Now, it is time to merge our divided ideologies and allow for the balance of content and context to fully converge, so we can provide the most effective strategic learning for our students and optimize performance.
We know that academic content is the underpinning for learning. Yet without context, the circumstances, the time, the place and the story behind it all — we’re disconnected. Content and context go hand in hand like a class of kindergartners off to the library.
However, which approach should frontload the other? Should the engaging contextual approach lead to learning content, or the grounding of content be the conduit to further explore the context of a topic?
How do teachers approach this conundrum? The answer: like an actor preparing for a performance. Hear me out.
In rehearsal and before playing a character, an actor explores many options. One is to dive into the script with complete energy and investment, listening intuitively for sparks of ideas and curiosities to provide insight into how to play the role. The words inspire the action. In reflection afterward the actor makes note of successful discoveries. In this case, the content stimulates ideas and expands the context.
Another option is to read, research and learn the substance and history behind the setting, relationships and life of the character. The actor uses this knowledge as a basis to inform choices on actions with respect to the script, and to pursue their character’s objective. In other words, the content of background knowledge supports the presentational choices the actor makes.
“Should the engaging contextual approach lead to learning content, or the grounding of content be the conduit to further explore the context of a topic?”
Finally, many actors choose to memorize their lines completely before investigating their performance choices. The comfort and knowledge of the words in the script allows an actor to feel liberated from the inevitable task of memorization, and opens opportunities for the artist to explore strong acting choices.
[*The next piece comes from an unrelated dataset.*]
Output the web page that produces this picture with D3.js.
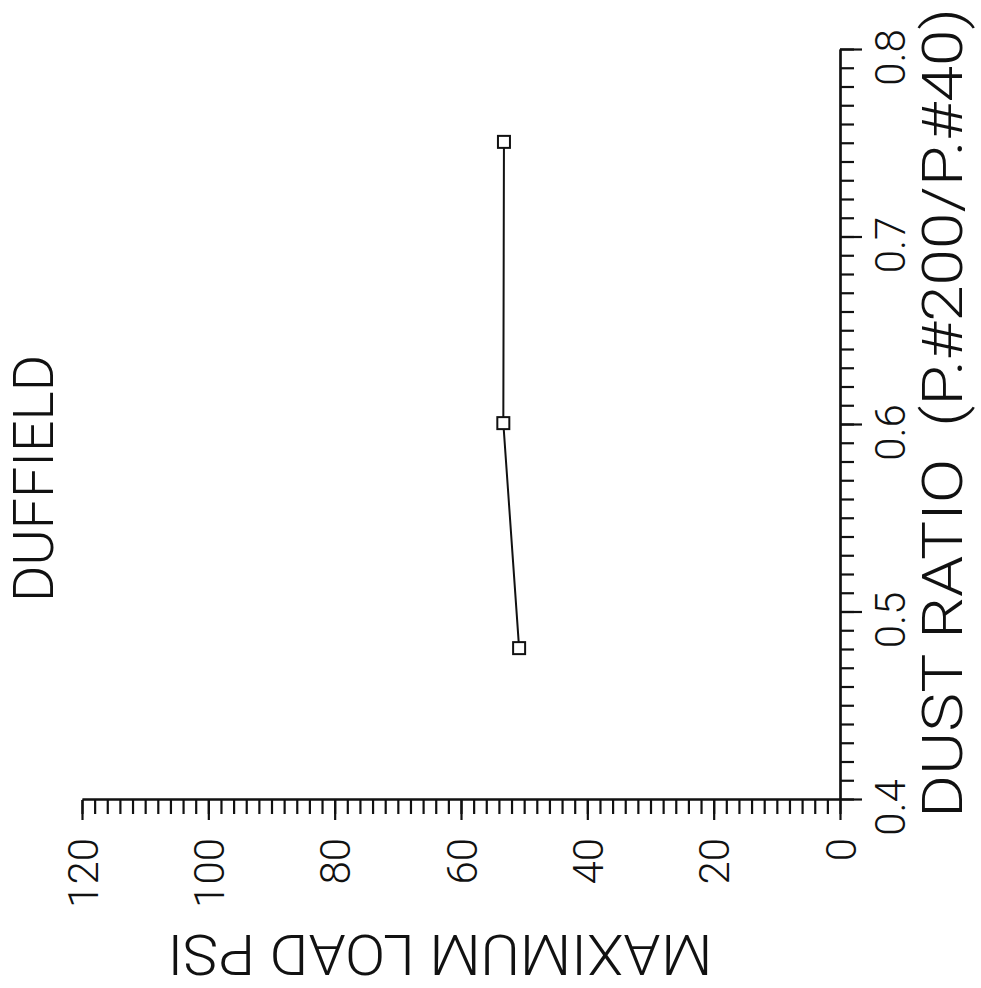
<!DOCTYPE html>
<html>
<head>
<meta charset="utf-8">
<script src="https://cdn.jsdelivr.net/npm/d3@7/dist/d3.min.js"></script>
<style>
  html, body { margin: 0; padding: 0; background: #fff; }
  svg { display: block; }
  text { font-family: Roboto, "Liberation Sans", sans-serif; font-weight: 300; fill: #111; }
</style>
</head>
<body>
<script>
// ---- data ----
const title = "DUFFIELD";
const xTitle = "DUST RATIO  (P.#200/P.#40)";
const yTitle = "MAXIMUM LOAD PSI";
const dustRatio = [0.481, 0.601, 0.751];
const maxLoad = [50.8, 53.3, 53.2];
const xTicks = [0.4, 0.5, 0.6, 0.7, 0.8];
const xTickLabels = ["0.4", "0.5", "0.6", "0.7", "0.8"];
const yTicks = [0, 20, 40, 60, 80, 100, 120];
const yTickLabels = ["0", "20", "40", "60", "80", "100", "120"];

const W = 981, H = 988;
const svg = d3.select("body").append("svg").attr("width", W).attr("height", H);
svg.append("rect").attr("width", W).attr("height", H).attr("fill", "#fff");

// whole chart is drawn rotated 90deg counter-clockwise
const g = svg.append("g").attr("transform", `translate(0,${H}) rotate(-90)`);

const x = d3.scaleLinear().domain([0.4, 0.8]).range([188, 938]);
const y = d3.scaleLinear().domain([0, 120]).range([840, 82]);

const ink = "#111";

// x axis (dust ratio)
const xMinor = d3.range(0, 41).map(i => 0.4 + i * 0.01);
const gxMinor = g.append("g").attr("transform", "translate(0,840)")
  .call(d3.axisBottom(x).tickValues(xMinor).tickSize(14).tickSizeOuter(0).tickFormat(""));
const gx = g.append("g").attr("transform", "translate(0,840)")
  .call(d3.axisBottom(x).tickValues(xTicks).tickSize(22).tickSizeOuter(0)
    .tickFormat((d, i) => xTickLabels[i]));
gx.selectAll("text").attr("y", 65).attr("dy", 0).attr("dx", -8)
  .style("font-size", "42px");

// y axis (max load)
const yMinor = d3.range(0, 61).map(i => i * 2);
g.append("g").attr("transform", "translate(188,0)")
  .call(d3.axisLeft(y).tickValues(yMinor).tickSize(14).tickSizeOuter(0).tickFormat(""));
const gy = g.append("g").attr("transform", "translate(188,0)")
  .call(d3.axisLeft(y).tickValues(yTicks).tickSize(20).tickSizeOuter(0)
    .tickFormat((d, i) => yTickLabels[i]));
gy.selectAll("text").attr("x", -38).attr("dy", "0.36em").style("font-size", "42px");

g.selectAll(".domain, .tick line").attr("stroke", ink).attr("stroke-width", 2.2);

// data line + markers
const pts = dustRatio.map((d, i) => [d, maxLoad[i]]);
g.append("path").datum(pts)
  .attr("fill", "none").attr("stroke", ink).attr("stroke-width", 2)
  .attr("d", d3.line().x(d => x(d[0])).y(d => y(d[1])));
g.selectAll("rect.mk").data(pts).enter().append("rect").attr("class", "mk")
  .attr("x", d => x(d[0]) - 6).attr("y", d => y(d[1]) - 6)
  .attr("width", 12).attr("height", 12)
  .attr("fill", "#fff").attr("stroke", ink).attr("stroke-width", 2);

// titles
g.append("text").attr("x", 386).attr("y", 53)
  .attr("textLength", 247).attr("lengthAdjust", "spacingAndGlyphs")
  .style("font-size", "56px").text(title);

g.append("text").attr("x", 170).attr("y", 962)
  .attr("textLength", 810).attr("lengthAdjust", "spacingAndGlyphs")
  .style("font-size", "56px").style("white-space", "pre").text(xTitle);

g.append("text").attr("transform", "translate(53,440) rotate(-90)")
  .attr("text-anchor", "middle")
  .attr("textLength", 545).attr("lengthAdjust", "spacingAndGlyphs")
  .style("font-size", "56px").text(yTitle);
</script>
</body>
</html>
All the methods are a pursuit in artistry, and neither technique negates the others. In fact, all are illuminating and insightful. One technique may work better for one actor than another, but this doesn’t discredit the technique. It’s a personal and professional call by the artist in their process.
Similarly, the classroom calls on the teacher to utilize the process of an artist. A teacher must discern, make choices, trust instincts, and navigate the landscape of students to determine which instructional choice will support engagement and learning optimally. The teacher’s professionalism and knowledge of their students and instructional craft dictate the road that will be traveled.
If students gravitate to engaged contextual precursors to provide momentum to learning a skill, then execute accordingly. If a class thrives on the impetus of a foundational academic base to provide security and groundwork for new knowledge, also execute accordingly.
Regardless of the order of these two pathways, this instructional truth remains clear: One cannot exist without the other if effective and engaging learning is the objective. Knowing the story behind a fact makes it so much more interesting. And academic language, framework and formulas are essential to ground a topic of learning. As an artist evaluates nuanced choices for audience engagement, so too does a teacher thoughtfully assess the implementation of lesson design for a stellar instructional performance.
Gregor Trpin, Manhattan Beach Unified Teachers Association, is a middle school humanities and social studies teacher.